> [EXERCISE DETAILS]:
Search the material and gather each line with "page" in it.

> [PROVIDED INFORMATION]:

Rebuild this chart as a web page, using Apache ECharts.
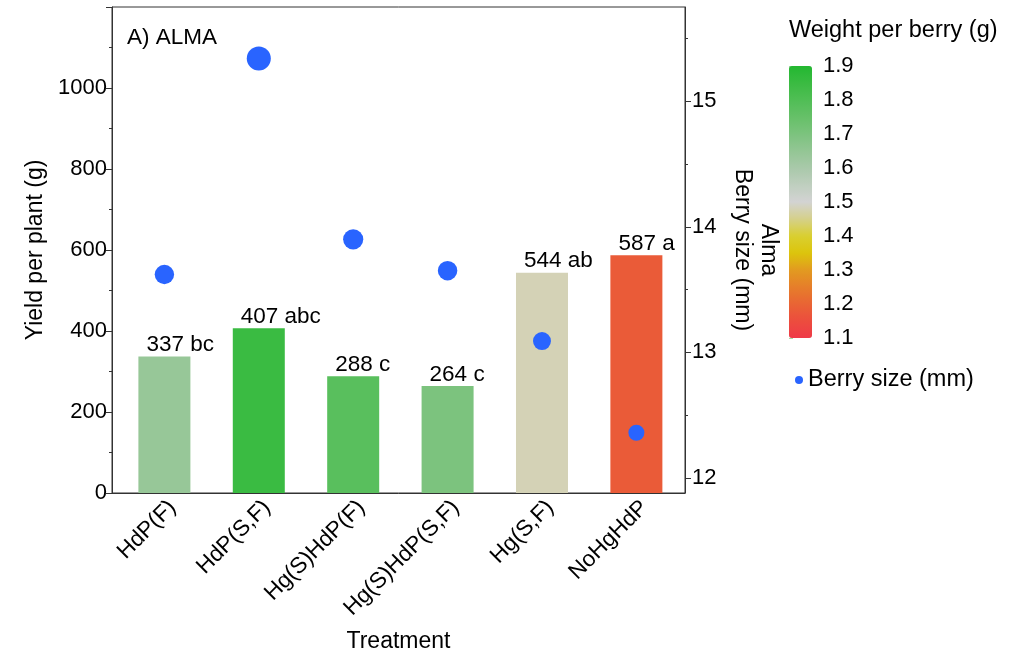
<!DOCTYPE html>
<html>
<head>
<meta charset="utf-8">
<title>ALMA yield, berry size and weight per berry</title>
<script src="https://cdn.jsdelivr.net/npm/echarts@6/dist/echarts.min.js"></script>
<style>
  html, body { margin: 0; padding: 0; background: #fff; }
  #chart { width: 1030px; height: 658px; }
</style>
</head>
<body>
<div id="chart"></div>
<script>
// Treatments on the x axis
const categories = ['HdP(F)', 'HdP(S,F)', 'Hg(S)HdP(F)', 'Hg(S)HdP(S,F)', 'Hg(S,F)', 'NoHgHdP'];
// Yield per plant (g), left axis bars
const yieldPerPlant = [337, 407, 288, 264, 544, 587];
// Significance letters printed after each yield value
const sigLetters = ['bc', 'abc', 'c', 'c', 'ab', 'a'];
// Berry size (mm), right axis points
const berrySize = [13.62, 15.34, 13.90, 13.65, 13.09, 12.36];
// Weight per berry (g), drives the bar colour
const berryWeight = [1.64, 1.85, 1.78, 1.70, 1.48, 1.18];
// Tick labels
const yieldTicks = [0, 200, 400, 600, 800, 1000];
const sizeTicks = [12, 13, 14, 15];
const sizeMinorTicks = [12.5, 13.5, 14.5, 15.5];
const weightTicks = [1.1, 1.2, 1.3, 1.4, 1.5, 1.6, 1.7, 1.8, 1.9];

const FONT = 'Liberation Sans, Arial, sans-serif';
const AXIS = '#333333';

const positions = categories.map((c, i) => i + 1);
const barData = positions.map((x, i) => [x, yieldPerPlant[i], berryWeight[i]]);
const dotData = positions.map((x, i) => [x, berrySize[i]]);

const chart = echarts.init(document.getElementById('chart'), null, { renderer: 'canvas' });

chart.setOption({
  animation: false,
  backgroundColor: '#ffffff',
  textStyle: { fontFamily: FONT, color: '#000' },
  title: {
    text: 'Weight per berry (g)',
    left: 789,
    top: 19,
    padding: 0,
    textStyle: { fontFamily: FONT, fontSize: 23.5, fontWeight: 'normal', color: '#000' }
  },
  graphic: [{
    type: 'text',
    left: 127,
    top: 26,
    style: { text: 'A) ALMA', fontFamily: FONT, fontSize: 22.5, fill: '#000' }
  }],
  legend: {
    data: ['Berry size (mm)'],
    left: 795,
    top: 368,
    padding: 0,
    icon: 'circle',
    itemWidth: 8,
    itemHeight: 8,
    itemGap: 8,
    textStyle: { fontFamily: FONT, fontSize: 23.5, color: '#000' }
  },
  visualMap: {
    type: 'continuous',
    min: 1.1,
    max: 1.9,
    dimension: 2,
    seriesIndex: 0,
    calculable: false,
    text: null,
    orient: 'vertical',
    left: 789,
    top: 66,
    padding: 0,
    itemWidth: 23,
    itemHeight: 272,
    inRange: {
      color: ['#ef3a48', '#ec4d3e', '#e96434', '#e67e2a', '#e29a20', '#dcc50c', '#d9cf30',
              '#d5d08a', '#d3d3d3', '#bfcfbf', '#a9c9aa', '#93c694', '#7cc37e', '#66c068',
              '#50be55', '#3abb42', '#23b830']
    }
  },
  grid: [
    { left: 112, top: 7, width: 573, height: 492, show: true, borderColor: AXIS, borderWidth: 1, backgroundColor: 'transparent' },
    { left: 789, top: 66, width: 23, height: 272 }
  ],
  xAxis: [
    {
      gridIndex: 0,
      type: 'value',
      min: 0.445,
      max: 6.515,
      axisLine: { show: true, lineStyle: { color: AXIS, width: 1 } },
      axisTick: { show: false },
      splitLine: { show: false },
      axisLabel: {
        customValues: positions,
        rotate: 45,
        margin: 3,
        verticalAlign: 'top',
        fontSize: 22.5,
        color: '#000',
        formatter: v => categories[Math.round(v) - 1]
      },
      name: 'Treatment',
      nameLocation: 'middle',
      nameGap: 137,
      nameTextStyle: { fontSize: 23, color: '#000' }
    },
    { gridIndex: 1, type: 'value', show: false }
  ],
  yAxis: [
    {
      gridIndex: 0,
      type: 'value',
      position: 'left',
      min: 0,
      max: 1200,
      interval: 200,
      axisLine: { show: true, lineStyle: { color: AXIS, width: 1 } },
      axisTick: { show: true, length: 6, lineStyle: { color: AXIS } },
      minorTick: { show: true, splitNumber: 2, length: 3, lineStyle: { color: AXIS } },
      splitLine: { show: false },
      minorSplitLine: { show: false },
      axisLabel: {
        margin: 5,
        fontSize: 22,
        color: '#000',
        showMaxLabel: false,
        formatter: v => (yieldTicks.indexOf(v) >= 0 ? String(v) : '')
      },
      name: 'Yield per plant (g)',
      nameLocation: 'middle',
      nameGap: 63,
      nameTextStyle: { fontSize: 23, color: '#000' }
    },
    {
      gridIndex: 0,
      type: 'value',
      position: 'right',
      min: 11.88,
      max: 15.75,
      axisLine: { show: true, lineStyle: { color: AXIS, width: 1 } },
      axisTick: { show: true, length: 6, customValues: sizeTicks, lineStyle: { color: AXIS } },
      splitLine: { show: false },
      axisLabel: { customValues: sizeTicks, margin: 7, fontSize: 22, color: '#000' },
      name: 'Alma\nBerry size (mm)',
      nameLocation: 'middle',
      nameRotate: -90,
      nameGap: 44,
      nameTextStyle: { fontSize: 23, color: '#000', lineHeight: 26 }
    },
    {
      gridIndex: 0,
      type: 'value',
      position: 'right',
      min: 11.88,
      max: 15.75,
      axisLine: { show: false },
      axisTick: { show: true, length: 3, customValues: sizeMinorTicks, lineStyle: { color: AXIS } },
      splitLine: { show: false },
      axisLabel: { show: false }
    },
    {
      gridIndex: 1,
      type: 'value',
      position: 'right',
      min: 1.1,
      max: 1.9,
      interval: 0.1,
      axisLine: { show: false },
      axisTick: { show: true, length: 4, lineStyle: { color: '#a8d8a8' } },
      splitLine: { show: false },
      axisLabel: {
        margin: 11,
        fontSize: 22,
        color: '#000',
        formatter: v => weightTicks.find(t => Math.abs(t - v) < 1e-6).toFixed(1)
      }
    }
  ],
  series: [
    {
      name: 'Yield per plant (g)',
      type: 'bar',
      xAxisIndex: 0,
      yAxisIndex: 0,
      barWidth: 52,
      data: barData,
      encode: { x: 0, y: 1 },
      label: {
        show: true,
        position: 'top',
        distance: 0,
        align: 'left',
        offset: [-18, 0],
        fontSize: 22.5,
        color: '#000',
        formatter: p => p.value[1] + ' ' + sigLetters[p.dataIndex]
      },
      z: 2
    },
    {
      name: 'Berry size (mm)',
      type: 'scatter',
      xAxisIndex: 0,
      yAxisIndex: 1,
      data: dotData,
      symbol: 'circle',
      symbolSize: d => 16 + (d[1] - 12.36) * 2.7,
      itemStyle: { color: '#2964ff', opacity: 1 },
      z: 3
    }
  ]
});
</script>
</body>
</html>
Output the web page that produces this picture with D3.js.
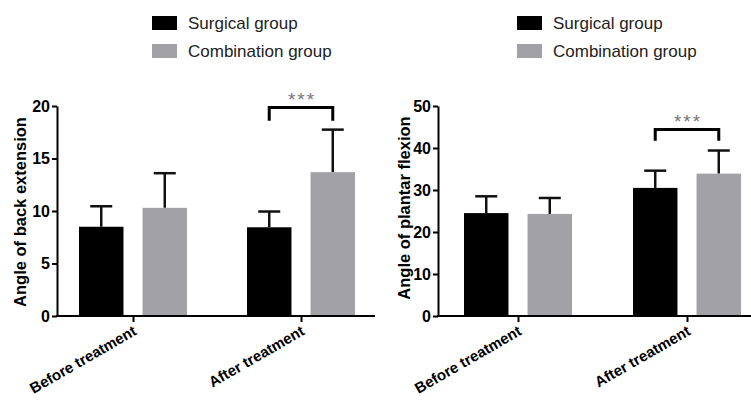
<!DOCTYPE html>
<html><head><meta charset="utf-8">
<script src="https://cdn.jsdelivr.net/npm/d3@7"></script>
<style>
body{margin:0;background:#fff;}
svg{display:block;font-family:"Liberation Sans",Arial,sans-serif;}
</style></head>
<body><svg id="c" width="751" height="400"></svg>
<script>
const categories = ["Before treatment", "After treatment"];
const series = ["Surgical group", "Combination group"];
const colors = ["#000000", "#a2a2a6"];

// Panel 1: Angle of back extension
const backMean = [[8.5, 10.3], [8.45, 13.7]];
const backErr  = [[1.95, 3.3], [1.5, 4.05]];
const backTicks = [0, 5, 10, 15, 20];

// Panel 2: Angle of plantar flexion
const plantarMean = [[24.5, 24.3], [30.5, 33.9]];
const plantarErr  = [[4.0, 3.8], [4.1, 5.5]];
const plantarTicks = [0, 10, 20, 30, 40, 50];

const sig = "***";

const svg = d3.select("#c");

function panel(cfg) {
  const g = svg.append("g");
  const y = d3.scaleLinear().domain([0, cfg.ymax]).range([316, 106]);
  const x = d3.scalePoint().domain(categories).range(cfg.centers);
  const sub = d3.scaleBand().domain(series).range([-54, 54]).paddingInner(0.3);

  // legend
  series.forEach((s, i) => {
    g.append("rect").attr("x", cfg.legX).attr("y", 16 + i * 28).attr("width", 25).attr("height", 14)
      .attr("fill", colors[i]);
    g.append("text").attr("x", cfg.legX + 36).attr("y", 29 + i * 28).attr("font-size", 17)
      .attr("fill", "#222").text(s);
  });

  // bars
  categories.forEach((c, ci) => {
    series.forEach((s, si) => {
      const v = cfg.mean[ci][si], e = cfg.err[ci][si];
      const bx = x(c) + sub(s);
      const cx = bx + sub.bandwidth() / 2;
      g.append("line").attr("x1", cx).attr("x2", cx).attr("y1", y(v)).attr("y2", y(v + e))
        .attr("stroke", "#111").attr("stroke-width", 2.5);
      g.append("line").attr("x1", cx - 11).attr("x2", cx + 11).attr("y1", y(v + e)).attr("y2", y(v + e))
        .attr("stroke", "#111").attr("stroke-width", 2.5);
      g.append("rect").attr("x", bx).attr("width", sub.bandwidth()).attr("y", y(v)).attr("height", y(0) - y(v))
        .attr("fill", colors[si]);
    });
  });

  // y axis
  const ya = g.append("g").attr("transform", `translate(${cfg.axisX},0)`)
    .call(d3.axisLeft(y).tickValues(cfg.ticks).tickSize(5).tickSizeOuter(0).tickPadding(2));
  ya.select(".domain").attr("stroke", "#000").attr("stroke-width", 2);
  ya.selectAll(".tick line").attr("stroke", "#000").attr("stroke-width", 2);
  ya.selectAll(".tick text").attr("font-size", 16).attr("font-weight", "bold").attr("fill", "#000")
    .attr("font-family", '"Liberation Sans",Arial,sans-serif');

  // x axis
  g.append("line").attr("x1", cfg.axisX - 1).attr("x2", cfg.axisEnd).attr("y1", y(0)).attr("y2", y(0))
    .attr("stroke", "#000").attr("stroke-width", 2);
  const xa = g.append("g").attr("transform", `translate(0,${y(0)})`)
    .call(d3.axisBottom(x).tickSize(6).tickSizeOuter(0));
  xa.select(".domain").remove();
  xa.selectAll(".tick line").attr("stroke", "#000").attr("stroke-width", 2);
  xa.selectAll(".tick text").attr("font-size", 15).attr("font-weight", "bold").attr("fill", "#000")
    .attr("font-family", '"Liberation Sans",Arial,sans-serif')
    .attr("text-anchor", "end").attr("dy", null).attr("y", null)
    .attr("transform", "translate(4,18) rotate(-30)");

  // axis title
  g.append("text").attr("transform", `translate(${cfg.titleX},${cfg.titleY}) rotate(-90)`)
    .attr("text-anchor", "middle").attr("font-size", 16.5).attr("font-weight", "bold").attr("fill", "#000")
    .text(cfg.title);

  // significance bracket
  const c = categories[1];
  const x1 = x(c) + sub(series[0]) + sub.bandwidth() / 2;
  const x2 = x(c) + sub(series[1]) + sub.bandwidth() / 2;
  const top = y(cfg.brTop), bot = y(cfg.brBot);
  g.append("path").attr("d", `M${x1},${bot}V${top}H${x2}V${bot}`).attr("fill", "none")
    .attr("stroke", "#000").attr("stroke-width", 3);
  g.append("text").attr("x", (x1 + x2) / 2 + 1).attr("y", top - 2).attr("text-anchor", "middle")
    .attr("font-size", 19).attr("fill", "#777").attr("letter-spacing", 2).text(sig);
}

panel({ ymax: 20, ticks: backTicks, mean: backMean, err: backErr, centers: [133, 301],
  axisX: 57, axisEnd: 375, legX: 152, titleX: 26, titleY: 212, title: "Angle of back extension",
  brTop: 19.85, brBot: 18.6 });
panel({ ymax: 50, ticks: plantarTicks, mean: plantarMean, err: plantarErr, centers: [518, 687],
  axisX: 438, axisEnd: 751, legX: 517, titleX: 410, titleY: 208, title: "Angle of plantar flexion",
  brTop: 44.4, brBot: 41.7 });
</script></body></html>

> [CORRECT OUTPUT]:
Rebuild this chart as a web page, using Apache ECharts.
Output the web page that produces this picture with D3.js.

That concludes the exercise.